After delivery of the rebuilt Electra, Amelia departed from Los Angeles, California for Florida on May 21, 1937.

''I have a feeling that there is just about one more good flight left in my system and I hope this trip is it. Anyway when I have finished this job, I mean to give up long-distance ''stunt'' flying.''

On June 1, 1937 Amelia and her navigator Fred Noonan departed Miami, Florida bound for California by traveling around the world. The first destination was San Juan, Puerto Rico...from there skirting the northeast edge of South America and then on to Africa and the Red Sea.
The flight to Karachi was another first...no one had previously flown non-stop from the Red Sea to India before. From Karachi the Electra flew to Calcutta on June 17... from there, on to Rangoon, Bangkok, Singapore and Bandoeng.

Monsoon weather prevented departure from Bandoeng for several days. Repairs were made on some of the ''long distance'' instruments which had given trouble previously. During this time Amelia had become ill with dysentery that lasted for several days.

It was June 27 before Amelia and Noonan were able to leave Bandoeng for Port Darwin, Australia. At Darwin the direction finder was repaired, and the parachutes were packed and shipped home...they would be of no value over the Pacific.
Amelia reached Lae in New Guinea on June 29. At this point they had flown 22,000 miles and there were 7,000 more to go...all over the Pacific. Amelia cabled her last commissioned article to the Herald Tribune. Photos show her looking very tired and ill during her time at Lae.

The U.S. Coast Guard cutter Itasca had been standing off Howland Island for some days to act as a radio contact for Amelia.
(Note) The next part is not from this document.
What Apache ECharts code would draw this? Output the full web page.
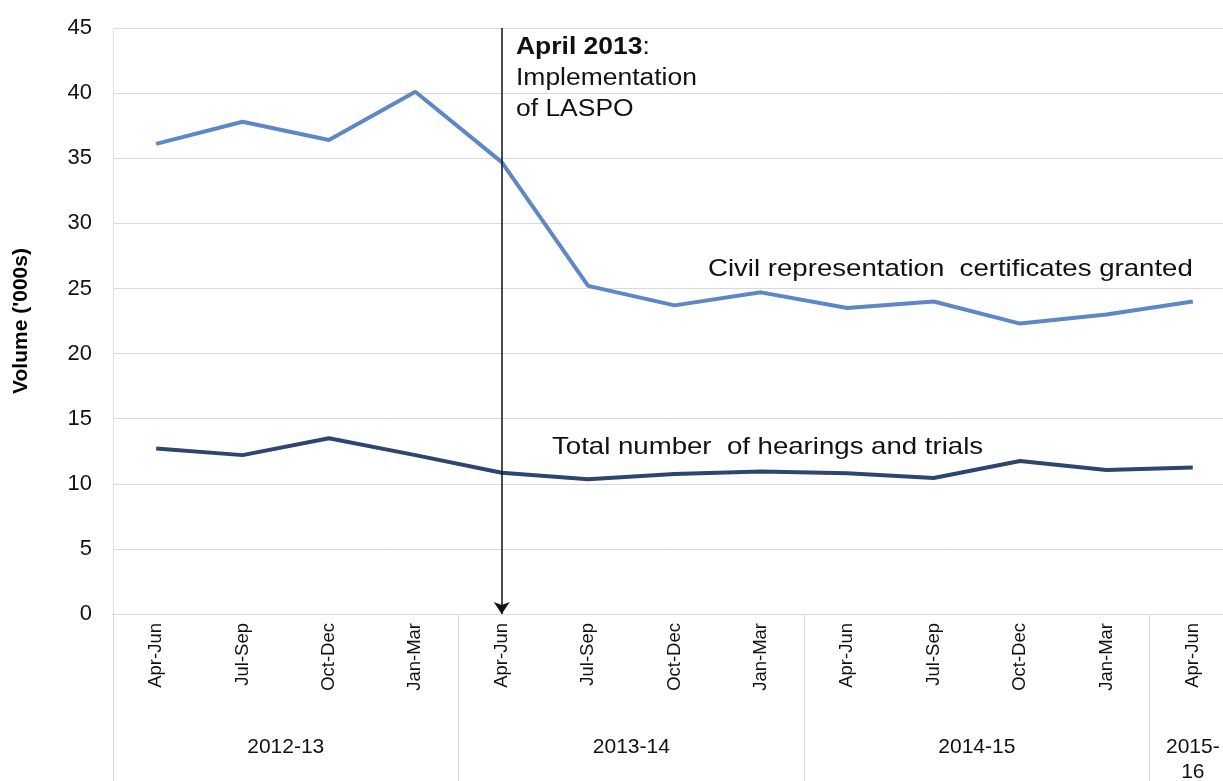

Radio communications in the area were very poor and the Itasca was overwhelmed with commercial radio traffic that the flight had generated.

Amelia left Lae at precisely 00:00 hours Greenwich Mean Time on July 2. It is believed that the Electra was loaded with 1,000 gallons of fuel, allowing for 20-21 hours of flying.

At 07:20 hours GMT Amelia provided a positon report placing the Electra on course at some 20 miles southwest of the Nukumanu Islands. The last weather report Amelia was known to have received was before take-off. The head wind speed had increased by 10-12 mph, but it is not known if she ever received the report.

At 08:00 GMT Amelia made her last radio contact with Lae. She reported being on course for Howland Island at 12,000 feet. There is no real evidence as to the precise track of the aircraft after Nukumanu. No one saw or heard the plane fly over.

Several short transmission were received by the Itasca with varying signal strengths but they were unable to get a fix on her location because they were too brief. At 19:30 GMT the following transmission was received from the Electra at maximum strength...

''KHAQQ calling Itasca. We must be on you but cannot see you...gas is running low...''

At 20:14 GMT the Itasca received the last voice transmission from Amelia giving positioning data. The Itasca continued to transmit on all frequencies until 21:30 hours GMT when they determined that Amelia must have ditched at sea and began to implement search procedures.
It has been determined that the plane went down some 35-100 miles off the coast of Howland Island. A life raft was stowed on board but no trace has ever been found the raft. Some experts felt that the empty fuel tanks could keep the plane afloat for a period of time.

President Roosevelt authorized a search of 9 naval ships and 66 aircraft at an estimated cost of over $4 million. On July 18 the search was abandoned by ships in the Howland area. George continued to seek help in the search, but by October he too abandoned all hope of finding them alive.

Amelia regularly sent letters to George at stops along her route. These were published in the book ''Last Flight''. On an endpiece of the book is a note from her to George...

''Please know I am quite aware of the hazards...I want to do it because I want to do it. Women must try to do things as men have tried. When they fail their failure must be but a challenge to others.''

Over the years many unconfirmed sightings have been reported...and many theories abound. Among those theories:

Amelia was on a spy mission authorized by President Roosevelt and was captured

She purposely dove her plane into the Pacific

She was captured by the Japanese and forced to broadcast to American GI's as ''Tokyo Rose'' during World War II

She lived for years on an island in the South Pacific with a native fisherman

In 1961 it was thought that the bones of Amelia and Noonan had been found on Saipan but they turned out to be those of Saipan natives.


The ''Earhart Project'' is an investigation launched in 1988 by The International Group for Historic Aircraft Recovery (TIGHAR) to conclusively solve the mystery of Amelia Earhart's disappearance.
Now in its tenth year, the project has made use of the non-profit foundation's worldwide network of researchers to uncover numerous new historical documents relating to the case. By far the most exhaustive inquiry into Earhart's fate since the U.S. Navy's failed search in 1937, TIGHAR's investigation employs rigorous standards of evidence to replace long-standing myth and speculation with documented facts.

Four archaeological expeditions to a remote, uninhabited Pacific atoll of Nikumaroro (formerly Gardner Island) have recovered physical evidence that the Earhart flight may have landed there on July 2, 1937, after failing to find Howland Island.